> [Given material]
________

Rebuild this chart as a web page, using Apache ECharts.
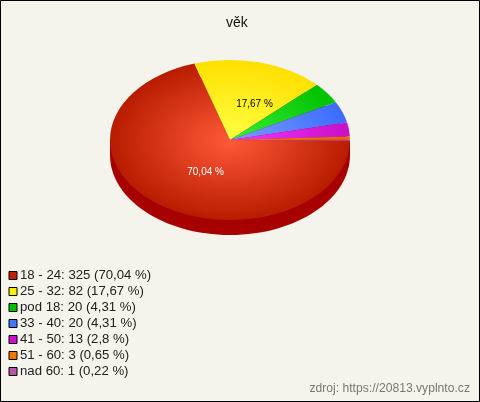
<!DOCTYPE html>
<html><head><meta charset="utf-8">
<style>html,body{margin:0;padding:0;background:#f5f4ec}#c{width:480px;height:402px}</style>
<script src="https://cdn.jsdelivr.net/npm/echarts@6/dist/echarts.min.js"></script>
</head><body><div id="c"></div>
<script>
const categories = ['18 - 24','25 - 32','pod 18','33 - 40','41 - 50','51 - 60','nad 60'];
const values = [325,82,20,20,13,3,1];
const percentLabels = ['70,04 %','17,67 %','4,31 %','4,31 %','2,8 %','0,65 %','0,22 %'];
const legendColors = ['#c02000','#ffee00','#00c000','#4477ff','#cc11cc','#ee7700','#bb55aa'];
const centerColors = ['#ff5a38','#ffff44','#38f038','#7c9cff','#f038ff','#ff8820','#cc66bb'];
const edgeColors = ['#b81c00','#ffe000','#00c000','#3a6cff','#c810c8','#ee6600','#bb55aa'];
const showLabel = [true,true,false,false,false,false,false];
const labelColors = ['#ffffff','#000000'];

const CX=230, CY=140, RX=120, SY=2/3, DEPTH=15, START=0.6*Math.PI/180;
const total = values.reduce((a,b)=>a+b,0);
let acc=0;
const angles = values.map(v=>{const s=acc; acc+=v; return [START+s/total*2*Math.PI, START+acc/total*2*Math.PI];});
const names = categories.map((c,i)=>`${c}: ${values[i]} (${percentLabels[i]})`);

const sideSeries = {
  type:'custom', name:'side', coordinateSystem:'none', silent:true, animation:false,
  data:[[0]], z:1,
  renderItem(){
    const fill={fill:'#a60000'};
    return {type:'group',children:[
      {type:'ellipse',shape:{cx:CX,cy:CY+DEPTH,rx:RX,ry:RX*SY},style:fill},
      {type:'rect',shape:{x:CX-RX,y:CY,width:2*RX,height:DEPTH},style:fill}
    ]};
  }
};
const sliceSeries = values.map((v,i)=>({
  type:'custom', name:names[i], coordinateSystem:'none', silent:true, animation:false,
  itemStyle:{color:legendColors[i]}, data:[[v]], z:2,
  renderItem(){
    const [a0,a1]=angles[i];
    const children=[{
      type:'sector', x:CX, y:CY, scaleY:SY,
      shape:{cx:0,cy:0,r0:0,r:RX,startAngle:a0,endAngle:a1,clockwise:true},
      style:{fill:{type:'radial',x:0,y:0,r:RX,global:true,colorStops:[
        {offset:0,color:centerColors[i]},{offset:1,color:edgeColors[i]}]}}
    }];
    if(showLabel[i]){
      const m=(a0+a1)/2;
      children.push({type:'text',z2:50,
        x:CX+Math.cos(m)*RX*0.48+10, y:CY+Math.sin(m)*RX*0.48*SY+1,
        style:{text:percentLabels[i],fill:labelColors[i],font:'10px "Liberation Sans"',align:'center',verticalAlign:'middle'}});
    }
    return {type:'group',children};
  }
}));

const chart = echarts.init(document.getElementById('c'),null,{renderer:'canvas'});
chart.setOption({
  backgroundColor:'#f5f4ec',
  animation:false,
  title:{text:'věk',left:226,top:16,padding:0,textStyle:{fontFamily:'Liberation Sans',fontSize:14,fontWeight:'normal',color:'#111'}},
  legend:{
    data:names, orient:'vertical', left:8.5, top:269, padding:0, itemGap:3,
    itemWidth:8, itemHeight:8, selectedMode:false, icon:'rect',
    itemStyle:{borderColor:'#000',borderWidth:1},
    textStyle:{fontFamily:'Liberation Sans',fontSize:13.2,color:'#222',padding:[1,0,0,-2],lineHeight:12,height:12}
  },
  graphic:[
    {type:'rect',silent:true,z:100,shape:{x:.5,y:.5,width:479,height:401},style:{fill:'none',stroke:'#000',lineWidth:1}},
    {type:'text',silent:true,z:100,x:470,y:389,style:{text:'zdroj: https://20813.vyplnto.cz',fill:'#777',font:'12.15px "Liberation Sans"',align:'right',verticalAlign:'middle'}}
  ],
  series:[sideSeries,...sliceSeries]
});
</script></body></html>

________

> [Problem details]
Exclude every picture and copy the remaining data exactly.

> [Output for this exercise]
Rebuild this chart as a web page, using Apache ECharts.
<!DOCTYPE html>
<html><head><meta charset="utf-8">
<style>html,body{margin:0;padding:0;background:#f5f4ec}#c{width:480px;height:402px}</style>
<script src="https://cdn.jsdelivr.net/npm/echarts@6/dist/echarts.min.js"></script>
</head><body><div id="c"></div>
<script>
const categories = ['18 - 24','25 - 32','pod 18','33 - 40','41 - 50','51 - 60','nad 60'];
const values = [325,82,20,20,13,3,1];
const percentLabels = ['70,04 %','17,67 %','4,31 %','4,31 %','2,8 %','0,65 %','0,22 %'];
const legendColors = ['#c02000','#ffee00','#00c000','#4477ff','#cc11cc','#ee7700','#bb55aa'];
const centerColors = ['#ff5a38','#ffff44','#38f038','#7c9cff','#f038ff','#ff8820','#cc66bb'];
const edgeColors = ['#b81c00','#ffe000','#00c000','#3a6cff','#c810c8','#ee6600','#bb55aa'];
const showLabel = [true,true,false,false,false,false,false];
const labelColors = ['#ffffff','#000000'];

const CX=230, CY=140, RX=120, SY=2/3, DEPTH=15, START=0.6*Math.PI/180;
const total = values.reduce((a,b)=>a+b,0);
let acc=0;
const angles = values.map(v=>{const s=acc; acc+=v; return [START+s/total*2*Math.PI, START+acc/total*2*Math.PI];});
const names = categories.map((c,i)=>`${c}: ${values[i]} (${percentLabels[i]})`);

const sideSeries = {
  type:'custom', name:'side', coordinateSystem:'none', silent:true, animation:false,
  data:[[0]], z:1,
  renderItem(){
    const fill={fill:'#a60000'};
    return {type:'group',children:[
      {type:'ellipse',shape:{cx:CX,cy:CY+DEPTH,rx:RX,ry:RX*SY},style:fill},
      {type:'rect',shape:{x:CX-RX,y:CY,width:2*RX,height:DEPTH},style:fill}
    ]};
  }
};
const sliceSeries = values.map((v,i)=>({
  type:'custom', name:names[i], coordinateSystem:'none', silent:true, animation:false,
  itemStyle:{color:legendColors[i]}, data:[[v]], z:2,
  renderItem(){
    const [a0,a1]=angles[i];
    const children=[{
      type:'sector', x:CX, y:CY, scaleY:SY,
      shape:{cx:0,cy:0,r0:0,r:RX,startAngle:a0,endAngle:a1,clockwise:true},
      style:{fill:{type:'radial',x:0,y:0,r:RX,global:true,colorStops:[
        {offset:0,color:centerColors[i]},{offset:1,color:edgeColors[i]}]}}
    }];
    if(showLabel[i]){
      const m=(a0+a1)/2;
      children.push({type:'text',z2:50,
        x:CX+Math.cos(m)*RX*0.48+10, y:CY+Math.sin(m)*RX*0.48*SY+1,
        style:{text:percentLabels[i],fill:labelColors[i],font:'10px "Liberation Sans"',align:'center',verticalAlign:'middle'}});
    }
    return {type:'group',children};
  }
}));

const chart = echarts.init(document.getElementById('c'),null,{renderer:'canvas'});
chart.setOption({
  backgroundColor:'#f5f4ec',
  animation:false,
  title:{text:'věk',left:226,top:16,padding:0,textStyle:{fontFamily:'Liberation Sans',fontSize:14,fontWeight:'normal',color:'#111'}},
  legend:{
    data:names, orient:'vertical', left:8.5, top:269, padding:0, itemGap:3,
    itemWidth:8, itemHeight:8, selectedMode:false, icon:'rect',
    itemStyle:{borderColor:'#000',borderWidth:1},
    textStyle:{fontFamily:'Liberation Sans',fontSize:13.2,color:'#222',padding:[1,0,0,-2],lineHeight:12,height:12}
  },
  graphic:[
    {type:'rect',silent:true,z:100,shape:{x:.5,y:.5,width:479,height:401},style:{fill:'none',stroke:'#000',lineWidth:1}},
    {type:'text',silent:true,z:100,x:470,y:389,style:{text:'zdroj: https://20813.vyplnto.cz',fill:'#777',font:'12.15px "Liberation Sans"',align:'right',verticalAlign:'middle'}}
  ],
  series:[sideSeries,...sliceSeries]
});
</script></body></html>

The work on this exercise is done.